Rex Hammock is right to gripe about the newspaper turtles pulling their heads in their shells and complaining that readers aren’t paying for the goods papers offer for free online. In that post he runs down some of the drumbeats he’s been hearing:
- “The notion that newspapers should become financially endowed institutions was published a few days ago in the New York Times. (My response.)
- Buried in this Q&A with Bill Keller, executive editor of The New York Times, is the suggestion that the NYTimes is considering once-again putting some of its content behind a pay-wall in the future.
- Philadelphia° Daily News columnist Stu Bykofsky tees-off on free-lunch readers and says they should start paying $5 a month to read the Daily News online — and, oh yeah, newspapers should get $1 billion from Google.
- Former Time magazine managing editor Walter Issacson writes at Time.com that newspapers should revisit the idea of micro-payments that might replicate the iTunes model. Pay, say, a nickle per story you want to read. (He’s riffing on the idea floated by David Carr of the New York Times last month.)…”
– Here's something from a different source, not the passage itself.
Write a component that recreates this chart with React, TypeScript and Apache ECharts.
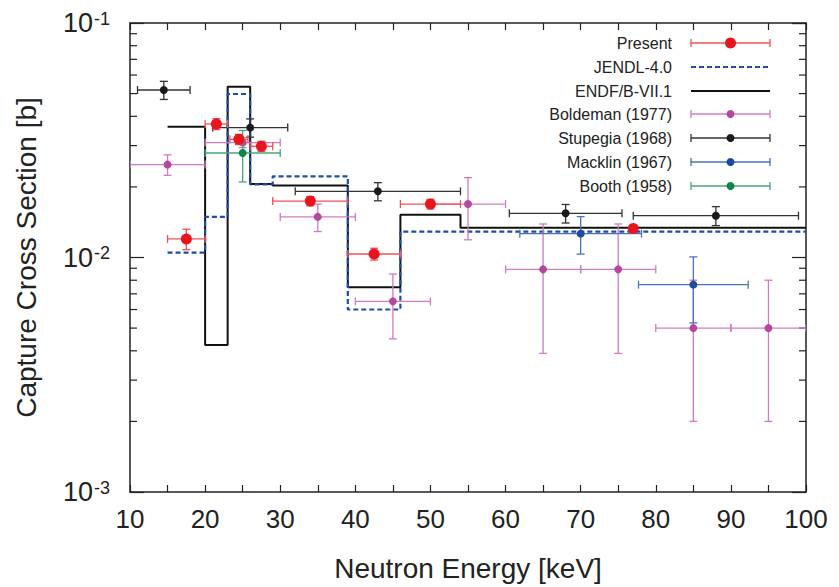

Here’s the problem with all of those systems: they’ll all be different, silo’d, inconsistent with each other. And doomed to fail for all those reasons.
Here’s the solution: One new system that makes it as easy as possible for readers to pay for the goods, but voluntarily, on their own terms. This new system would turn consumers into customers by giving them the pricing gun. And here’s what’s also cool about it: We’re already working on it at ProjectVRM. It’s called EmanciPay. (Note: when this was written, it was still called “PayChoice”. DS – 1 September 2009)
It’s still early. But it will get a lot less early if some of these pubs stop complaining and put their shoulders (and their wallets) behind work that’s already going on.